1. Ana C. Caldas – 6 points
2. Patricia Dinis – 8 points
2. Sara Pinto – 8 points

Last season Patricia Dinis was the leader through two weeks of the Open before Sara Pinto eventually won the national championship and games spot in the final three weeks. So far it feels like deja vu after Dinis won the first two workouts of this season’s Open, before ceding the top spot in week three to 2018 Games qualifier in the masters 40-44 division Ana Caldas. The pressure is on Dinis and Pinto, as the heavier barbell and increase in skill seem to favor Caldas, who easily won 20.3 and has a 265lb listed clean & jerk.

France – Men

1. Julien Lopez – 9 points
2. Willy Georges – 11 points

Mark this one down in the major upset category because Julien Lopez is currently ahead of the 3-time reigning French national champion and Games athletes Willy Georges. Lopez, who has never finished better than 8th in France in the Open, benefitted from Georges going 13 seconds slower in 20.3 than he did when it was programmed back in 2018. How the leaderboard shakes out in 20.4 should be a huge sign of how things will eventually shake out, because the loading and skill present in week 4 should continue in week 5 as the test aims to sort out the Games-worthy athletes.

Japan – Women

1. Yuko Sakayama – 4 points
2. Akiko Kamitani – 5 points

Yuko Sakayama is Japan’s most accomplished female athlete in the sport, having competed at Regionals six times as an individual, and won the title of fittest in Japa three times.
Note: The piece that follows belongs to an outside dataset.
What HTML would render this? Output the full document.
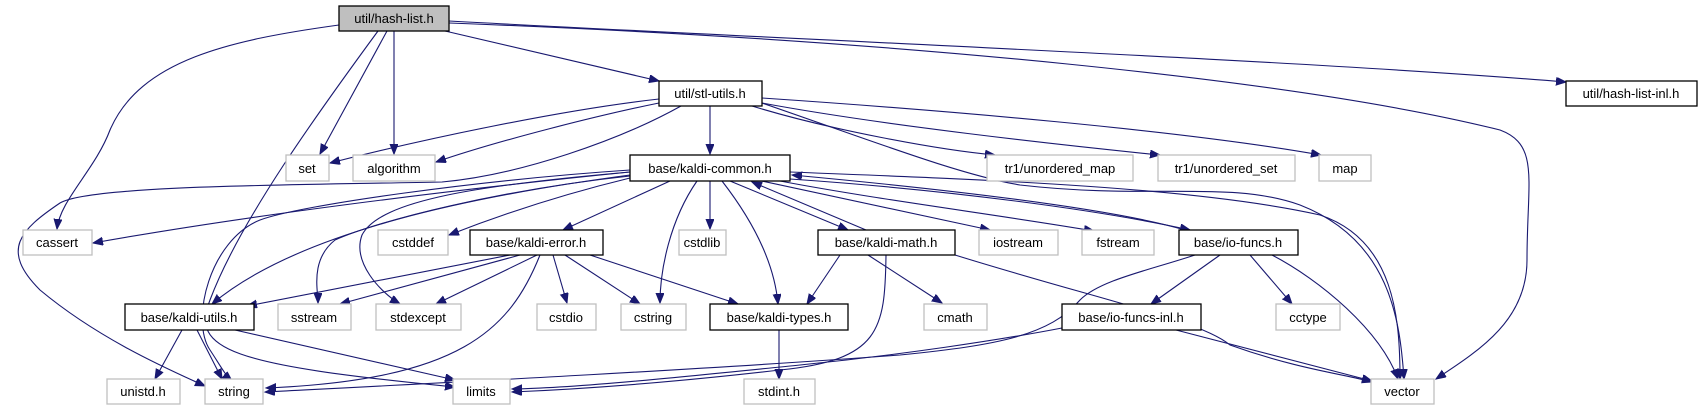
<!DOCTYPE html>
<html><head><meta charset="utf-8"><style>
html,body{margin:0;padding:0;background:#fff;}
svg{display:block;}
text{font-family:"Liberation Sans",sans-serif;font-size:13px;fill:#000;text-anchor:middle;}
.e{fill:none;stroke:#191970;stroke-width:1.1;marker-end:url(#a);}
.n{fill:#fff;stroke:#000;stroke-width:1.3;}
.g{fill:#fff;stroke:#bfbfbf;stroke-width:1.3;}
</style></head><body>
<svg width="1703" height="411" viewBox="0 0 1703 411" xmlns="http://www.w3.org/2000/svg">
<defs><marker id="a" markerUnits="userSpaceOnUse" markerWidth="12" markerHeight="10" refX="10" refY="4" orient="auto"><path d="M0,0 L10,4 L0,8 z" fill="#191970" stroke="#191970"/></marker></defs>
<!-- edges from hash-list.h -->
<path class="e" d="M339,25 C230,40 140,60 110,130 C95,170 60,200 57,229"/>
<path class="e" d="M378,31 C320,110 240,220 210,300 C190,350 230,365 455,387"/>
<path class="e" d="M387,31 L320,154"/>
<path class="e" d="M394,31 L394,154"/>
<path class="e" d="M445,31 L659,81"/>
<path class="e" d="M449,21 C800,40 1300,60 1566,82"/>
<path class="e" d="M449,23 C900,40 1300,80 1500,130 C1540,145 1527,180 1527,260 C1527,320 1480,350 1436,379"/>
<!-- edges from stl-utils.h -->
<path class="e" d="M659,99 C560,110 420,140 330,163"/>
<path class="e" d="M659,103 C600,115 500,140 436,162"/>
<path class="e" d="M681,106 C620,140 520,175 442,182 C300,185 90,185 60,203 C20,230 0,250 40,290 C100,340 170,370 205,386"/>
<path class="e" d="M710,106 L710,154"/>
<path class="e" d="M752,106 C830,130 940,150 995,155"/>
<path class="e" d="M762,103 C880,125 1060,145 1160,155"/>
<path class="e" d="M762,98 C940,110 1180,130 1321,155"/>
<path class="e" d="M762,103 C870,140 960,175 1020,185 C1150,200 1230,180 1300,205 C1390,240 1400,320 1404,379"/>
<!-- edges from kaldi-common.h -->
<path class="e" d="M630,172 C450,190 250,215 93,243"/>
<path class="e" d="M630,178 C560,195 500,215 449,235"/>
<path class="e" d="M670,181 L563,230"/>
<path class="e" d="M710,181 L710,229"/>
<path class="e" d="M730,181 L848,230"/>
<path class="e" d="M866,230 L752,182"/>
<path class="e" d="M762,181 L990,230"/>
<path class="e" d="M780,181 C880,200 1000,215 1094,231"/>
<path class="e" d="M790,179 C950,190 1100,210 1190,230"/>
<path class="e" d="M1185,230 C1100,205 900,185 792,175"/>
<path class="e" d="M790,172 C1000,180 1200,188 1320,215 C1395,240 1400,320 1400,379"/>
<path class="e" d="M630,176 C500,190 380,220 335,240 C310,260 318,290 318,303"/>
<path class="e" d="M630,172 C480,185 380,200 362,235 C352,262 380,292 400,304"/>
<path class="e" d="M630,170 C480,180 300,205 260,220 C210,240 190,320 210,350 C220,365 225,375 232,381"/>
<path class="e" d="M630,175 C480,195 300,230 212,304"/>
<path class="e" d="M697,181 C670,220 660,270 660,303"/>
<path class="e" d="M722,181 C760,230 775,270 778,304"/>
<!-- kaldi-error.h -->
<path class="e" d="M510,255 L247,306"/>
<path class="e" d="M520,255 L340,304"/>
<path class="e" d="M537,255 L436,304"/>
<path class="e" d="M540,255 C510,330 460,380 266,388"/>
<path class="e" d="M553,255 L567,303"/>
<path class="e" d="M565,255 L640,304"/>
<path class="e" d="M590,255 L738,304"/>
<!-- kaldi-math.h -->
<path class="e" d="M840,255 L807,304"/>
<path class="e" d="M868,255 L942,303"/>
<path class="e" d="M886,255 C885,330 880,360 780,370 C650,385 560,390 512,392"/>
<path class="e" d="M955,255 C1100,300 1200,320 1230,345 C1300,370 1350,375 1372,382"/>
<!-- io-funcs.h -->
<path class="e" d="M1220,255 L1151,304"/>
<path class="e" d="M1250,255 L1292,304"/>
<path class="e" d="M1272,255 C1320,280 1380,330 1398,379"/>
<path class="e" d="M1195,255 C1150,270 1100,280 1080,300 C1050,335 1000,345 900,355 C700,370 400,385 265,392"/>
<!-- io-funcs-inl.h -->
<path class="e" d="M1062,328 C1000,340 900,355 800,365 C700,375 580,388 512,389"/>
<path class="e" d="M1176,330 L1372,381"/>
<!-- kaldi-types.h -->
<path class="e" d="M779,330 L779,379"/>
<!-- kaldi-utils.h -->
<path class="e" d="M182,330 L155,379"/>
<path class="e" d="M197,330 L222,379"/>
<path class="e" d="M235,330 L455,380"/>
<!-- nodes -->
<rect x="339" y="6" width="110" height="25" fill="#bfbfbf" stroke="#000" stroke-width="1.3"/><text x="394" y="23">util/hash-list.h</text>
<rect class="n" x="659" y="81" width="103" height="25"/><text x="710" y="98">util/stl-utils.h</text>
<rect class="n" x="1566" y="81" width="131" height="25"/><text x="1631" y="98">util/hash-list-inl.h</text>
<rect class="g" x="286" y="155" width="43" height="26"/><text x="307" y="173">set</text>
<rect class="g" x="353" y="155" width="82" height="26"/><text x="394" y="173">algorithm</text>
<rect class="n" x="630" y="155" width="160" height="26"/><text x="710" y="173">base/kaldi-common.h</text>
<rect class="g" x="987" y="155" width="146" height="26"/><text x="1060" y="173">tr1/unordered_map</text>
<rect class="g" x="1158" y="155" width="137" height="26"/><text x="1226" y="173">tr1/unordered_set</text>
<rect class="g" x="1319" y="155" width="52" height="26"/><text x="1345" y="173">map</text>
<rect class="g" x="23" y="230" width="69" height="25"/><text x="57" y="247">cassert</text>
<rect class="g" x="378" y="230" width="70" height="25"/><text x="413" y="247">cstddef</text>
<rect class="n" x="470" y="230" width="133" height="25"/><text x="536" y="247">base/kaldi-error.h</text>
<rect class="g" x="679" y="230" width="47" height="25"/><text x="702" y="247">cstdlib</text>
<rect class="n" x="818" y="230" width="137" height="25"/><text x="886" y="247">base/kaldi-math.h</text>
<rect class="g" x="979" y="230" width="79" height="25"/><text x="1018" y="247">iostream</text>
<rect class="g" x="1082" y="230" width="72" height="25"/><text x="1118" y="247">fstream</text>
<rect class="n" x="1179" y="230" width="119" height="25"/><text x="1238" y="247">base/io-funcs.h</text>
<rect class="n" x="125" y="304" width="129" height="26"/><text x="189" y="322">base/kaldi-utils.h</text>
<rect class="g" x="278" y="304" width="73" height="26"/><text x="314" y="322">sstream</text>
<rect class="g" x="376" y="304" width="85" height="26"/><text x="418" y="322">stdexcept</text>
<rect class="g" x="537" y="304" width="59" height="26"/><text x="566" y="322">cstdio</text>
<rect class="g" x="621" y="304" width="65" height="26"/><text x="653" y="322">cstring</text>
<rect class="n" x="710" y="304" width="138" height="26"/><text x="779" y="322">base/kaldi-types.h</text>
<rect class="g" x="924" y="304" width="63" height="26"/><text x="955" y="322">cmath</text>
<rect class="n" x="1062" y="304" width="139" height="26"/><text x="1131" y="322">base/io-funcs-inl.h</text>
<rect class="g" x="1276" y="304" width="64" height="26"/><text x="1308" y="322">cctype</text>
<rect class="g" x="107" y="379" width="73" height="25"/><text x="143" y="396">unistd.h</text>
<rect class="g" x="205" y="379" width="58" height="25"/><text x="234" y="396">string</text>
<rect class="g" x="453" y="379" width="57" height="25"/><text x="481" y="396">limits</text>
<rect class="g" x="744" y="379" width="71" height="25"/><text x="779" y="396">stdint.h</text>
<rect class="g" x="1371" y="379" width="63" height="25"/><text x="1402" y="396">vector</text>
</svg>
</body></html>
It was a bit of a shock then, when Akiko Kamitani snagged the Japanese national championship in the Open by one point last year along with the Games qualifying spot. The two are once again locked in a heated race – trading 1st and 2nd place finishes in consecutive weeks – and the chance to represent Japan at the Games could once again come down to the final week.

Serbia – Men

1. Luka Dukic
2. Lazar Dukic

If you have to lose the national championship of your country, it helps to at least keep the title in the family. Brothers Luka and Lazar Dukic will have the peace of mind of knowing that there’s a good chance their family will have bragging rights in 2020. Lazar Dukic is the 3-time reigning fittest in Serbia, but a major penalty in 20.1 has given his younger brother Luka the upper hand. It’s still possible Lazar could recover and beat out his younger brother yet again following back to back workout wins the last two weeks. Last year, Lazar Dukic didn’t make the trip out to Madison for the Games, so regardless of who wins, let’s hope Serbia gets a chance to see one of their own on the floor in Madison next year.